> **Data extract**:
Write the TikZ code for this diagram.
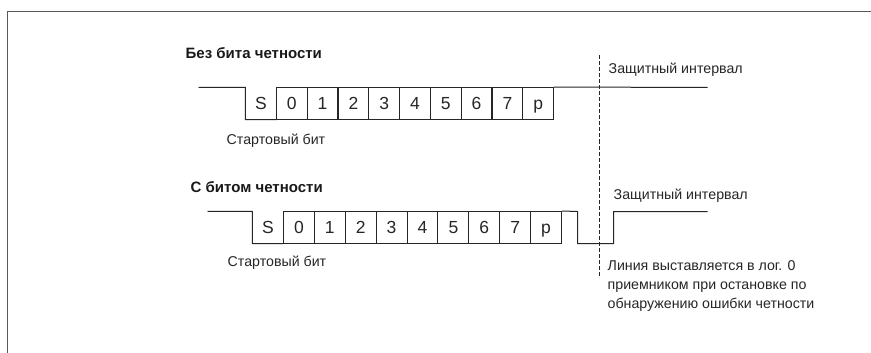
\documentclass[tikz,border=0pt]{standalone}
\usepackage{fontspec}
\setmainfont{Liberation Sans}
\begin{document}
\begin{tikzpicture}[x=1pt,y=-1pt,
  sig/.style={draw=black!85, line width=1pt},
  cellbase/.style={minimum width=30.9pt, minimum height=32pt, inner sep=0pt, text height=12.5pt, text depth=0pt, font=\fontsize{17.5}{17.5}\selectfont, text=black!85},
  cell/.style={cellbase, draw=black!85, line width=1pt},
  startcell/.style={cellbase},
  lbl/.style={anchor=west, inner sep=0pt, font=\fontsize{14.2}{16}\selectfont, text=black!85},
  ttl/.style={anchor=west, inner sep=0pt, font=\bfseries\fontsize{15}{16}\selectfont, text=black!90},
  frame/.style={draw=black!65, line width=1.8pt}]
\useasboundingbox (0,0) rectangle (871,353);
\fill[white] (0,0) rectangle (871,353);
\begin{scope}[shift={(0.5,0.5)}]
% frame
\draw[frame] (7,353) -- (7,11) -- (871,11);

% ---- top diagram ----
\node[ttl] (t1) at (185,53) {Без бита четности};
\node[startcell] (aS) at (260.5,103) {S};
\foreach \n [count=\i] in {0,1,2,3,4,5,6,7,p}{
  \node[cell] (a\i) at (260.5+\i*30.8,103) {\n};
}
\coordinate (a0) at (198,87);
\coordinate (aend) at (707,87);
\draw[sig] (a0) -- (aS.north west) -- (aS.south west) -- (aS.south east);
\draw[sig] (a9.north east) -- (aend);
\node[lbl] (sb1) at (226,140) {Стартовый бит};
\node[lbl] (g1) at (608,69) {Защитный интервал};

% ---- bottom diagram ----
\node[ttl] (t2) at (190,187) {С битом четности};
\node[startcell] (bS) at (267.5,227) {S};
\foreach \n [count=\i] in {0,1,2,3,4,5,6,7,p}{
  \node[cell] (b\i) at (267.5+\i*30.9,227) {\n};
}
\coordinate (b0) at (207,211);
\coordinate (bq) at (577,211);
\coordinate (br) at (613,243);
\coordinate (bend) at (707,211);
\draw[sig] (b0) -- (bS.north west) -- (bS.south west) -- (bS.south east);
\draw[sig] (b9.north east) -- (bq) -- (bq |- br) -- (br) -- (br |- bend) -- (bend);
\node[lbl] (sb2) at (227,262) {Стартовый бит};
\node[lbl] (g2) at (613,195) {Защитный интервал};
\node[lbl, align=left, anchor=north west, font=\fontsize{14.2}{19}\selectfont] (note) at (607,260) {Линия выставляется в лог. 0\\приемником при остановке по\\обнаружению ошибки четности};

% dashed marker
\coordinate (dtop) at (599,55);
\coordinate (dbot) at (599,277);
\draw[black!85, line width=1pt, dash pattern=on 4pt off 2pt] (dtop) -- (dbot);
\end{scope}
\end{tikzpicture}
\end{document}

> **Exercise instructions**:
From the data above, write out everything exactly except the pictures.

> **Result below**:
Write the TikZ code for this diagram.
\documentclass[tikz,border=0pt]{standalone}
\usepackage{fontspec}
\setmainfont{Liberation Sans}
\begin{document}
\begin{tikzpicture}[x=1pt,y=-1pt,
  sig/.style={draw=black!85, line width=1pt},
  cellbase/.style={minimum width=30.9pt, minimum height=32pt, inner sep=0pt, text height=12.5pt, text depth=0pt, font=\fontsize{17.5}{17.5}\selectfont, text=black!85},
  cell/.style={cellbase, draw=black!85, line width=1pt},
  startcell/.style={cellbase},
  lbl/.style={anchor=west, inner sep=0pt, font=\fontsize{14.2}{16}\selectfont, text=black!85},
  ttl/.style={anchor=west, inner sep=0pt, font=\bfseries\fontsize{15}{16}\selectfont, text=black!90},
  frame/.style={draw=black!65, line width=1.8pt}]
\useasboundingbox (0,0) rectangle (871,353);
\fill[white] (0,0) rectangle (871,353);
\begin{scope}[shift={(0.5,0.5)}]
% frame
\draw[frame] (7,353) -- (7,11) -- (871,11);

% ---- top diagram ----
\node[ttl] (t1) at (185,53) {Без бита четности};
\node[startcell] (aS) at (260.5,103) {S};
\foreach \n [count=\i] in {0,1,2,3,4,5,6,7,p}{
  \node[cell] (a\i) at (260.5+\i*30.8,103) {\n};
}
\coordinate (a0) at (198,87);
\coordinate (aend) at (707,87);
\draw[sig] (a0) -- (aS.north west) -- (aS.south west) -- (aS.south east);
\draw[sig] (a9.north east) -- (aend);
\node[lbl] (sb1) at (226,140) {Стартовый бит};
\node[lbl] (g1) at (608,69) {Защитный интервал};

% ---- bottom diagram ----
\node[ttl] (t2) at (190,187) {С битом четности};
\node[startcell] (bS) at (267.5,227) {S};
\foreach \n [count=\i] in {0,1,2,3,4,5,6,7,p}{
  \node[cell] (b\i) at (267.5+\i*30.9,227) {\n};
}
\coordinate (b0) at (207,211);
\coordinate (bq) at (577,211);
\coordinate (br) at (613,243);
\coordinate (bend) at (707,211);
\draw[sig] (b0) -- (bS.north west) -- (bS.south west) -- (bS.south east);
\draw[sig] (b9.north east) -- (bq) -- (bq |- br) -- (br) -- (br |- bend) -- (bend);
\node[lbl] (sb2) at (227,262) {Стартовый бит};
\node[lbl] (g2) at (613,195) {Защитный интервал};
\node[lbl, align=left, anchor=north west, font=\fontsize{14.2}{19}\selectfont] (note) at (607,260) {Линия выставляется в лог. 0\\приемником при остановке по\\обнаружению ошибки четности};

% dashed marker
\coordinate (dtop) at (599,55);
\coordinate (dbot) at (599,277);
\draw[black!85, line width=1pt, dash pattern=on 4pt off 2pt] (dtop) -- (dbot);
\end{scope}
\end{tikzpicture}
\end{document}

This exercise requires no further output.